Task objective
Return the lines where the word "chart" occurs.

Dataset content

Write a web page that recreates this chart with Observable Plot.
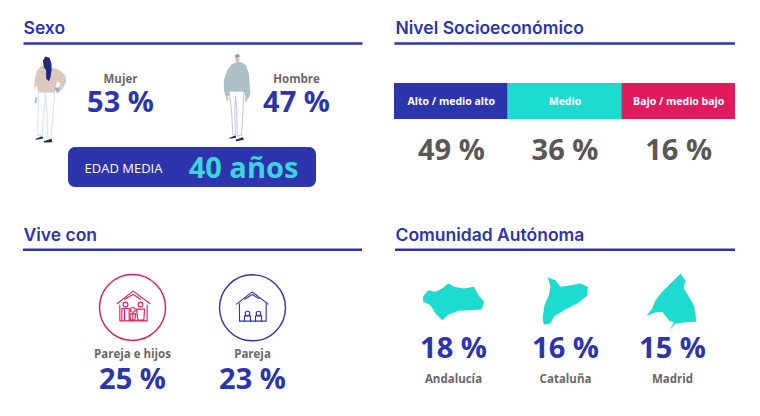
<!DOCTYPE html>
<html lang="es">
<head>
<meta charset="utf-8">
<script src="https://cdn.jsdelivr.net/npm/d3@7"></script>
<script src="https://cdn.jsdelivr.net/npm/@observablehq/plot@0.6"></script>
<style>html,body{margin:0;padding:0;background:#fff}svg{display:block}</style>
</head>
<body>
<div id="chart"></div>
<script>
// ---- values ----
const panelTitles = ["Sexo", "Nivel Socioeconómico", "Vive con", "Comunidad Autónoma"];
const sexLabels = ["Mujer", "Hombre"];
const sexValues = [53, 47];
const ageLabel = "EDAD MEDIA";
const ageValue = "40 años";
const nseLabels = ["Alto / medio alto", "Medio", "Bajo / medio bajo"];
const nseValues = [49, 36, 16];
const liveLabels = ["Pareja e hijos", "Pareja"];
const liveValues = [25, 23];
const regionLabels = ["Andalucía", "Cataluña", "Madrid"];
const regionValues = [18, 16, 15];

// ---- styles and layout ----
const BLUE = "#2c35ab", TEAL = "#1edbd0", PINK = "#df1a5d", GREY = "#5a5856", LABEL = "#6b6866";
const HEAD = "Inter", BODY = "Open Sans";
const pct = v => `${v} %`;
const tx = (d, o) => Plot.text(d, {x: "x", y: "y", text: "t", lineAnchor: "middle", fontFamily: BODY, fontWeight: 700, ...o});

// outlines: local units are thirds of a pixel
const shape = (pts, ox, oy, o) => Plot.line(pts, {
  x: d => ox + d[0] / 3, y: d => oy + d[1] / 3, curve: "linear-closed", ...o
});
const stroke = (pts, ox, oy, color, w = 1.1) => Plot.line(pts, {
  x: d => ox + d[0] / 3, y: d => oy + d[1] / 3, stroke: color, strokeWidth: w, curve: "linear"
});

const andalucia = [[127,265],[143,245],[165,250],[185,240],[203,224],[222,235],[250,240],[280,235],[295,262],[311,280],[303,303],[270,305],[235,307],[205,318],[185,335],[165,315],[150,290],[128,280]];
const cataluna = [[502,207],[525,215],[540,235],[570,230],[600,225],[622,235],[620,262],[590,285],[550,305],[520,325],[510,345],[490,348],[486,330],[492,290],[505,260],[510,235]];
const madrid = [[900,196],[914,215],[910,240],[925,265],[940,290],[945,318],[947,340],[910,342],[885,345],[868,362],[880,342],[865,335],[845,310],[825,312],[798,321],[815,300],[825,275],[845,250],[860,235],[885,210]];

const womanTop = [[48,45],[75,50],[100,58],[120,75],[122,95],[110,118],[95,120],[105,100],[95,92],[88,125],[40,125],[32,105],[25,120],[28,85],[35,60]];
const womanHair = [[52,30],[60,18],[72,22],[78,40],[78,60],[75,80],[70,92],[62,85],[62,60],[55,50]];
const womanHand = [[85,112],[100,110],[105,120],[95,128]];
const womanHand2 = [[30,140],[36,140],[32,160],[27,155]];
const womanLegL = [[40,125],[60,125],[50,255],[37,255],[38,180]];
const womanLegR = [[60,125],[88,125],[80,220],[76,265],[65,265],[65,190]];
const womanShoeL = [[30,265],[50,257],[54,264],[30,268]];
const womanShoeR = [[55,272],[78,265],[80,275],[55,276]];

const manTop = [[48,42],[62,35],[78,35],[92,45],[100,70],[105,130],[98,145],[88,135],[85,122],[42,122],[40,135],[33,140],[25,120],[25,90],[35,60]];
const manHead = [[60,22],[70,20],[72,32],[66,37],[60,32]];
const manHair = [[57,15],[68,10],[74,18],[62,23]];
const manHandL = [[32,140],[40,140],[38,152],[33,150]];
const manHandR = [[88,138],[97,142],[94,155],[88,150]];
const manPants = [[42,122],[85,122],[82,190],[78,255],[65,255],[64,180],[60,135],[58,190],[60,255],[52,252],[48,180]];
const manShoeL = [[42,262],[60,255],[62,262],[42,265]];
const manShoeR = [[60,268],[82,260],[85,268],[62,272]];

const famHouse = [[[350,285],[398,248],[448,285]], [[358,290],[358,337],[440,337],[440,290]], [[372,272],[398,258],[420,272]]];
const famPeople = [
  [[364,335],[364,300],[386,300],[386,335]], [[372,300],[372,335]],
  [[390,335],[388,316],[406,316],[403,335],[391,335]], [[397,316],[397,335]],
  [[412,335],[408,302],[432,302],[430,335],[412,335]]
];
const famHeads = [[375,288],[397,304],[420,288]];
const coupleHouse = [[[708,287],[755,250],[803,287]], [[717,285],[717,338],[797,338],[797,285]], [[733,272],[755,258],[775,270]]];
const couplePeople = [[[732,338],[732,322],[750,322],[750,338]], [[765,338],[765,322],[783,322],[783,338]]];
const coupleHeads = [[741,315],[774,315]];

// positions of text and bars on the 760x416 page
const titleAt = [[23, 28], [395, 28], [23, 235], [395, 235]];
const ruleAt = [[23.5, 362.5, 43], [394.5, 735, 43], [23, 362, 249.3], [395, 735, 249.3]];
const sexX = [120, 296];
const nseX0 = 394, nseW = 113.67;
const liveX = [132, 252];
const regionX = [453, 565, 672];

const marks = [
  // panel headings + underline
  tx(panelTitles.map((t, i) => ({t, x: titleAt[i][0], y: titleAt[i][1]})),
     {textAnchor: "start", fontFamily: HEAD, fontWeight: 600, fontSize: 17.5, fill: BLUE}),
  Plot.ruleY(ruleAt, {x1: d => d[0], x2: d => d[1], y: d => d[2], stroke: BLUE, strokeWidth: 2.6}),

  // figures
  shape(womanLegL, 25, 50, {fill: "#fff", stroke: "#bfe0e6", strokeWidth: 0.8}),
  shape(womanLegR, 25, 50, {fill: "#fff", stroke: "#bfe0e6", strokeWidth: 0.8}),
  shape(womanTop, 25, 50, {fill: "#dcc8bf"}),
  shape(womanHair, 25, 50, {fill: "#232a7c"}),
  shape(womanHand, 25, 50, {fill: "#a9add6"}),
  shape(womanHand2, 25, 50, {fill: "#a9b6cc"}),
  shape(womanShoeL, 25, 50, {fill: "#1f2560"}),
  shape(womanShoeR, 25, 50, {fill: "#1f2560"}),
  shape(manPants, 215, 50, {fill: "#fff", stroke: "#b9bfdc", strokeWidth: 0.9}),
  shape(manTop, 215, 50, {fill: "#adc0c5"}),
  shape(manHead, 215, 50, {fill: "#ecb4ab"}),
  shape(manHair, 215, 50, {fill: "#8e9cb4"}),
  shape(manHandL, 215, 50, {fill: "#ecb4ab"}),
  shape(manHandR, 215, 50, {fill: "#ecb4ab"}),
  shape(manShoeL, 215, 50, {fill: "#1f2560"}),
  shape(manShoeR, 215, 50, {fill: "#1f2560"}),

  // sex labels + values
  tx(sexLabels.map((t, i) => ({t, x: sexX[i], y: 79})), {fontSize: 11.5, fill: LABEL}),
  tx(sexValues.map((v, i) => ({t: pct(v), x: sexX[i], y: 102})), {fontSize: 29, fill: BLUE}),

  // age box
  Plot.rect([0], {x1: () => 68, x2: () => 316, y1: () => 147, y2: () => 187, fill: BLUE, rx: 7}),
  tx([{t: ageLabel, x: 123, y: 168}], {fontSize: 13, fontWeight: 400, fill: "#fff"}),
  tx([{t: ageValue, x: 243, y: 168}], {fontSize: 29, fill: "#3fd2e0"}),

  // socioeconomic band
  Plot.rect(nseLabels, {x1: (d, i) => nseX0 + i * nseW, x2: (d, i) => nseX0 + (i + 1) * nseW,
    y1: () => 83, y2: () => 119, fill: (d, i) => [BLUE, TEAL, PINK][i]}),
  tx(nseLabels.map((t, i) => ({t, x: nseX0 + (i + 0.5) * nseW, y: 101})), {fontSize: 10.5, fill: "#fff"}),
  tx(nseValues.map((v, i) => ({t: pct(v), x: nseX0 + (i + 0.5) * nseW, y: 150})), {fontSize: 29, fill: GREY}),

  // household circles + icons
  Plot.dot([[132, 307, PINK], [252, 307.3, BLUE]], {x: d => d[0], y: d => d[1], r: 33, stroke: d => d[2], strokeWidth: 1.4, fill: "none"}),
  ...famHouse.map(p => stroke(p, 0, 208, PINK)),
  ...famPeople.map(p => stroke(p, 0, 208, PINK)),
  Plot.dot(famHeads, {x: d => d[0] / 3, y: d => 208 + d[1] / 3, r: 2.4, stroke: PINK, strokeWidth: 1.1, fill: "#fff"}),
  ...coupleHouse.map(p => stroke(p, 0, 208, BLUE)),
  ...couplePeople.map(p => stroke(p, 0, 208, BLUE)),
  Plot.dot(coupleHeads, {x: d => d[0] / 3, y: d => 208 + d[1] / 3, r: 2.3, stroke: BLUE, strokeWidth: 1.1, fill: "#fff"}),
  tx(liveLabels.map((t, i) => ({t, x: liveX[i], y: 354})), {fontSize: 11.5, fill: LABEL}),
  tx(liveValues.map((v, i) => ({t: pct(v), x: liveX[i], y: 379.5})), {fontSize: 29, fill: BLUE}),

  // regions
  shape(andalucia, 380, 208, {fill: TEAL}),
  shape(cataluna, 380, 208, {fill: TEAL}),
  shape(madrid, 380, 208, {fill: TEAL}),
  tx(regionValues.map((v, i) => ({t: pct(v), x: regionX[i], y: 348})), {fontSize: 29, fill: BLUE}),
  tx(regionLabels.map((t, i) => ({t, x: regionX[i], y: 379})), {fontSize: 11.5, fill: LABEL})
];

const chart = Plot.plot({
  width: 760, height: 416, margin: 0,
  x: {domain: [0, 760], range: [0, 760], axis: null},
  y: {domain: [0, 416], range: [0, 416], axis: null},
  style: {background: "#fff"},
  marks
});
document.getElementById("chart").append(chart);
</script>
</body>
</html>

Answer to this task
Write a web page that recreates this chart with Observable Plot.
<div id="chart"></div>
const chart = Plot.plot({
document.getElementById("chart").append(chart);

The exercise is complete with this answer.